Мельгунов в «Литературных прибавлениях» Краевского писал о «Думе»: «Эти стихи г. Лермонтова, молодого поэта с большим дарованием, наводят тяжелую грусть и заставляют невольно задуматься. Дай Бог, чтобы предчувствие не сбылось, чтоб поколение наше оставило прочный след на земле, запечатлев его плодовитой мыслью и гениальным трудом. Так времена спешат: спешите и вы вперед, не медлите» (он же в следующем году о «Думе»: «Это стихотворение есть страница из современной истории, глубоко философский вывод из ее фактов»).
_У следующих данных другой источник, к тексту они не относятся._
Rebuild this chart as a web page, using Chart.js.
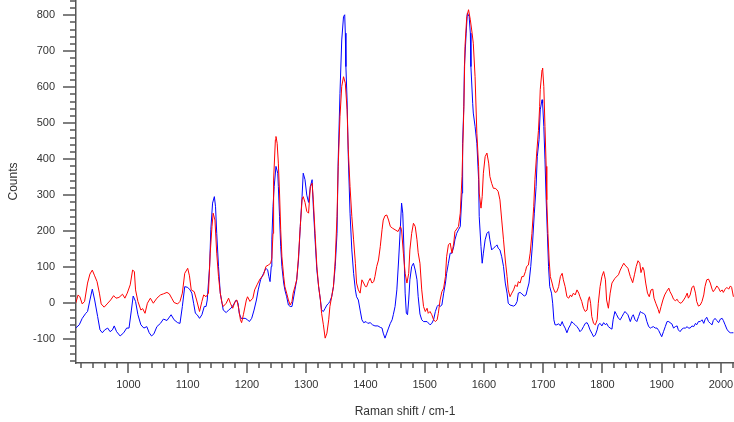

К этому времени репутация Лермонтова как поэта установилась прочно. И вот только теперь (что, конечно, случайно совпало с выступлением Белинского) Софья Николаевна Карамзина дает ему свой альбом с тем, чтобы он написал туда стихи... Он знал, что это альбом для избранных, «лучших» и «великих», а не просто вольный и лишенный претензий, какие есть чуть ли не в каждом доме. Тот, кому он давался, был как бы заранее скован и обязан... Лермонтов все-таки взял его, положил у себя дома и недели две не открывал. Ему стало ясно, что тут без истории не обойдется и что совершенно всерьез он ничего сюда не напишет.
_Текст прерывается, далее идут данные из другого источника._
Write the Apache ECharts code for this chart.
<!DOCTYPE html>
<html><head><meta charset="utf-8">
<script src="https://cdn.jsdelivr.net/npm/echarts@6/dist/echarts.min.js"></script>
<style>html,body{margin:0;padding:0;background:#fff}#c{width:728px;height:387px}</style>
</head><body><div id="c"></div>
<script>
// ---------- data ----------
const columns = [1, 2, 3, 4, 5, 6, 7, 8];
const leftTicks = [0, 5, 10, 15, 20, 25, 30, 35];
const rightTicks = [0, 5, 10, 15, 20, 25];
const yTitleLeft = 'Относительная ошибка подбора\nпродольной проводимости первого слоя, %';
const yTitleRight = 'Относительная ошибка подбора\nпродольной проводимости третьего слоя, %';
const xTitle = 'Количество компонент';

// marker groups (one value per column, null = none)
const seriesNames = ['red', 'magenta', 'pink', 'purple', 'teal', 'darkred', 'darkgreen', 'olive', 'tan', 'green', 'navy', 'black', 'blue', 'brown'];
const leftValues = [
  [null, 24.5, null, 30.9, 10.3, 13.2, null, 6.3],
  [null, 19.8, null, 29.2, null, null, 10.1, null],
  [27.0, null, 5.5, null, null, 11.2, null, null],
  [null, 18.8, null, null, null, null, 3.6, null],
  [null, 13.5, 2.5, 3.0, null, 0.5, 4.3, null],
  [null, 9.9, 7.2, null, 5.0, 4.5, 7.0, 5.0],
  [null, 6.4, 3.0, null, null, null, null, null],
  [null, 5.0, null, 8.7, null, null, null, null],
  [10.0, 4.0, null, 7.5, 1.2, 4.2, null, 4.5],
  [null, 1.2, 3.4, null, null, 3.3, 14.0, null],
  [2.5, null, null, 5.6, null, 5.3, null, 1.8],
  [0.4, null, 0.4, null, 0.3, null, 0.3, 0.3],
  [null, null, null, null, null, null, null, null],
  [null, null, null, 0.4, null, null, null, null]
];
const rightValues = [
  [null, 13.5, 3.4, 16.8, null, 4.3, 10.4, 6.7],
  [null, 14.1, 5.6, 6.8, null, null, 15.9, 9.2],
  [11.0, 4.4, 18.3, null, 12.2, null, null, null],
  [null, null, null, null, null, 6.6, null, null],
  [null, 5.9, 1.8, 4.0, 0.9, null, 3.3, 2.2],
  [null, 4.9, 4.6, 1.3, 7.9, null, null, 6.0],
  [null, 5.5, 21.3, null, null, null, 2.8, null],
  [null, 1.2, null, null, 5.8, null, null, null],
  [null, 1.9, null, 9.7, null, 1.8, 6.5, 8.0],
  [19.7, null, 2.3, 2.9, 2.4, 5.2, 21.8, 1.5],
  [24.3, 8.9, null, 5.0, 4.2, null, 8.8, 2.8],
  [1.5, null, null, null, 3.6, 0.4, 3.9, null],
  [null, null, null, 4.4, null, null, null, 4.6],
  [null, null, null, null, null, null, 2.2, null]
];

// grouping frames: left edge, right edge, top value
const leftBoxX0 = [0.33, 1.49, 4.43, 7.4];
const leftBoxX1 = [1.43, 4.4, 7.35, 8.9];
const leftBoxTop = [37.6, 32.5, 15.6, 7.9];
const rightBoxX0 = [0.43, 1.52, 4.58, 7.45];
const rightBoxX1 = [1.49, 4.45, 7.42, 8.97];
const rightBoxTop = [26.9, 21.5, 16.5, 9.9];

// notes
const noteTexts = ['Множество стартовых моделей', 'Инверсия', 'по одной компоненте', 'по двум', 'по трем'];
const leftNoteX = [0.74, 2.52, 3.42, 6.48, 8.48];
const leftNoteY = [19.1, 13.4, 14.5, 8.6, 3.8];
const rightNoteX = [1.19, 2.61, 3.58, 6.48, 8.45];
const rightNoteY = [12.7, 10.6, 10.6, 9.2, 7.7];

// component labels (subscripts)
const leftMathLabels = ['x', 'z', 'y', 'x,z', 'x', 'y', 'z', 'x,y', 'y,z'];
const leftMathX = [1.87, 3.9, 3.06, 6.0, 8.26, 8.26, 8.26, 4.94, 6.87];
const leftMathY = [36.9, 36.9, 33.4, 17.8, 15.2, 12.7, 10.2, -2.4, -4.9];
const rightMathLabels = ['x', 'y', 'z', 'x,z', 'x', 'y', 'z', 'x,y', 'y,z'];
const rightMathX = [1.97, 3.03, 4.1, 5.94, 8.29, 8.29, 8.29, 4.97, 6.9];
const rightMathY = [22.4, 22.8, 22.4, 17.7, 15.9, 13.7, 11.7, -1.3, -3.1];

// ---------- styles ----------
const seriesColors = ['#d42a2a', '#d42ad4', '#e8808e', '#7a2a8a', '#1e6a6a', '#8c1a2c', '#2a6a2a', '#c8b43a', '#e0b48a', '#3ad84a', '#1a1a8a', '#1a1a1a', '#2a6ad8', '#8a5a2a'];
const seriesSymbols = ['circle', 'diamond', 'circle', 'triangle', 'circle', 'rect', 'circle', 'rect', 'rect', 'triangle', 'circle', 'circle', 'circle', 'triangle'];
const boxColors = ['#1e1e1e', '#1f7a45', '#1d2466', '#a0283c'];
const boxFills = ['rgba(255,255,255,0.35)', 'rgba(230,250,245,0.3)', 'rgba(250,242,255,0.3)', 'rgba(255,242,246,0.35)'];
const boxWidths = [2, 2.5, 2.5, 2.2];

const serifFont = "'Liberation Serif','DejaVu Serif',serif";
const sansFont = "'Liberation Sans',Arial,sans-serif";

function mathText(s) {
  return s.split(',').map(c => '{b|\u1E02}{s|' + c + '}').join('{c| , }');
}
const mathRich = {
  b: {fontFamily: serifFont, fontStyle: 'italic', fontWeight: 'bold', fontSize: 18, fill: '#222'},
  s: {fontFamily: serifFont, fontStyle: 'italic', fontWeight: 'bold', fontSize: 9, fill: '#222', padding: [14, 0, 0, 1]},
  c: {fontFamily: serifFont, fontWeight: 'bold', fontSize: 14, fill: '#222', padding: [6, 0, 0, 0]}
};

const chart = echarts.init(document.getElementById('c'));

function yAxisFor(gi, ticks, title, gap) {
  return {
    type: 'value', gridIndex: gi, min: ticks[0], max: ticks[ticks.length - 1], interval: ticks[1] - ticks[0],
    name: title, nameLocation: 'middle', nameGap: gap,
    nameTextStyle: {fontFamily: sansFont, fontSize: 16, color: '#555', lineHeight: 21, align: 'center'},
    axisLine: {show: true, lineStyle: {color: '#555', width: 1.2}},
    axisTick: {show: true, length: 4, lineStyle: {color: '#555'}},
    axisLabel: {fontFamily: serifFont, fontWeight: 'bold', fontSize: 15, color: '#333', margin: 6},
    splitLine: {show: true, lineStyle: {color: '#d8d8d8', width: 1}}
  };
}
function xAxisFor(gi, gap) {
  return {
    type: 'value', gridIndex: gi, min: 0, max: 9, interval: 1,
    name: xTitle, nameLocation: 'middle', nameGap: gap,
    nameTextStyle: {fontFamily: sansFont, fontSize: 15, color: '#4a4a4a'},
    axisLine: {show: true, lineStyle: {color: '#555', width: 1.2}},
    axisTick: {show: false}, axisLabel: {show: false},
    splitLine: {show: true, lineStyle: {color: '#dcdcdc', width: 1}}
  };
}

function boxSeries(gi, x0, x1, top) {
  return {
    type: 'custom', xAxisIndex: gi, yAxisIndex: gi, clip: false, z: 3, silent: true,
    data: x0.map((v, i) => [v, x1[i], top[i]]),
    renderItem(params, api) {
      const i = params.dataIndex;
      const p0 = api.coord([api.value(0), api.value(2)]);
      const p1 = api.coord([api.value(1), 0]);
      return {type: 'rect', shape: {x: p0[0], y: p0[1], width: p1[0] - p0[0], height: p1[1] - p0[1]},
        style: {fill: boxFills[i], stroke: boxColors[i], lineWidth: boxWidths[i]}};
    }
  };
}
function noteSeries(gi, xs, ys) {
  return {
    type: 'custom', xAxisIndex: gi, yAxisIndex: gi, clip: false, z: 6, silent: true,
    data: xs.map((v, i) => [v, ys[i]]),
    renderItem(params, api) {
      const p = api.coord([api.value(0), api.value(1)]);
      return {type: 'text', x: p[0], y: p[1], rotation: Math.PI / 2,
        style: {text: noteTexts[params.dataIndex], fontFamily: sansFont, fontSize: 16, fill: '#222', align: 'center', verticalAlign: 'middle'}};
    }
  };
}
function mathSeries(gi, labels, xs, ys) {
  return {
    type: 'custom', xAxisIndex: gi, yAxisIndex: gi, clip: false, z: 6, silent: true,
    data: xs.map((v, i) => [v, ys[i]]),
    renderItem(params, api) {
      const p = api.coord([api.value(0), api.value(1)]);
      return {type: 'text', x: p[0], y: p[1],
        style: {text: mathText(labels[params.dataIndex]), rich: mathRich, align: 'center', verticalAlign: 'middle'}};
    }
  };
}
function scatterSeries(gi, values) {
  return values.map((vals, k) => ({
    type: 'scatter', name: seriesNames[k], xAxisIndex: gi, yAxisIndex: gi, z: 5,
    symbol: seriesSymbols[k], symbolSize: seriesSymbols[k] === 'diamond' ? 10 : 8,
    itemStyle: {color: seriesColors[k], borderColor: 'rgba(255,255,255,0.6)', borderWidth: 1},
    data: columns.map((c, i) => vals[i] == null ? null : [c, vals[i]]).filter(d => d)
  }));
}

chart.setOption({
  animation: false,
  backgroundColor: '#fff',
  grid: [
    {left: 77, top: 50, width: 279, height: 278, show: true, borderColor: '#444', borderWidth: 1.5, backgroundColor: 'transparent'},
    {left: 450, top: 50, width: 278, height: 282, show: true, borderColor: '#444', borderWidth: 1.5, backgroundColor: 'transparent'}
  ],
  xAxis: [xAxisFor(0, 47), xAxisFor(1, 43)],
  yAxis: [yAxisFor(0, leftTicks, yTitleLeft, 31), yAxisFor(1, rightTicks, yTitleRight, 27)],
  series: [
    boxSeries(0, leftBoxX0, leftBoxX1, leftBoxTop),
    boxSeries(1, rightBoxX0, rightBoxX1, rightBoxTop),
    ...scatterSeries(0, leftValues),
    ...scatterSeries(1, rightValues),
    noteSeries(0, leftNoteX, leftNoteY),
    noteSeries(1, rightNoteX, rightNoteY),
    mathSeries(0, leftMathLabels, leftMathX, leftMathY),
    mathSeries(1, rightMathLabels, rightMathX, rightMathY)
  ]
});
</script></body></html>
26 июня он вернул Софье Николаевне альбом. Вечером следующего дня она писала сестре Екатерине Николаевне Мещерской: «За чаем у нас были Смирновы, Валуевы, гр. Шувалов, Репнин и Лермонтов. С последним у меня в конце вечера случилась неприятность; я должна рассказать тебе об этом, чтобы облегчить свою совесть. Я давно уже дала ему свой альбом, чтобы он в него написал. Вчера он мне объявляет, что когда все разойдутся, я что-то прочту и скажу ему доброе слово. Я догадываюсь, что речь идет о моем альбоме, — и в самом деле, когда все разъехались, он мне его вручает с просьбой прочесть вслух и, если стихи мне не понравятся, порвать их, и он тогда напишет мне другие. Он не мог бы угадать вернее! Эти стихи, слабые и попросту скверные, написанные на последней странице, были ужасающе банальны: «он-де не осмеливается писать там, где оставили свои имена столько знаменитых людей, с большинством из которых он не знаком; что среди них он чувствует себя как неловкий дебютант, который входит в гостиную, где оказывается не в курсе идей и разговоров, но он улыбается шуткам, делая вид, что понимает их, и, наконец, смущенный и сбитый с толку, с грустью забивается в укромный уголок», — и это все. «Ну, как?» — «В самом деле, это мне не нравится: очень заурядно и стихи посредственные». — «Порвите их». Я не заставила просить себя дважды, вырвала листок и, разорвав его на мелкие кусочки, бросила на пол. Он их подобрал и сжег над свечой, очень сильно покраснев при этом и улыбаясь, признаться, весьма принужденно. Маменька сказала мне, что я сошла с ума, что это глупый и дерзкий поступок, словом, она действовала столь успешно, что довела меня до слез и в то же время заставила раскаяться, хотя я утверждала (и это чистая правда), что не могла бы дать более веского доказательства моей дружбы и уважения к поэту и человеку. Он тоже сказал, что благодарен мне, что я верно сужу о нем, раз считаю, что он выше ребяческого тщеславия. Он попросил обратно у меня альбом, чтобы написать что-нибудь другое, так как теперь задета его честь. Наконец он ушел довольно смущенный, оставив меня очень расстроенной».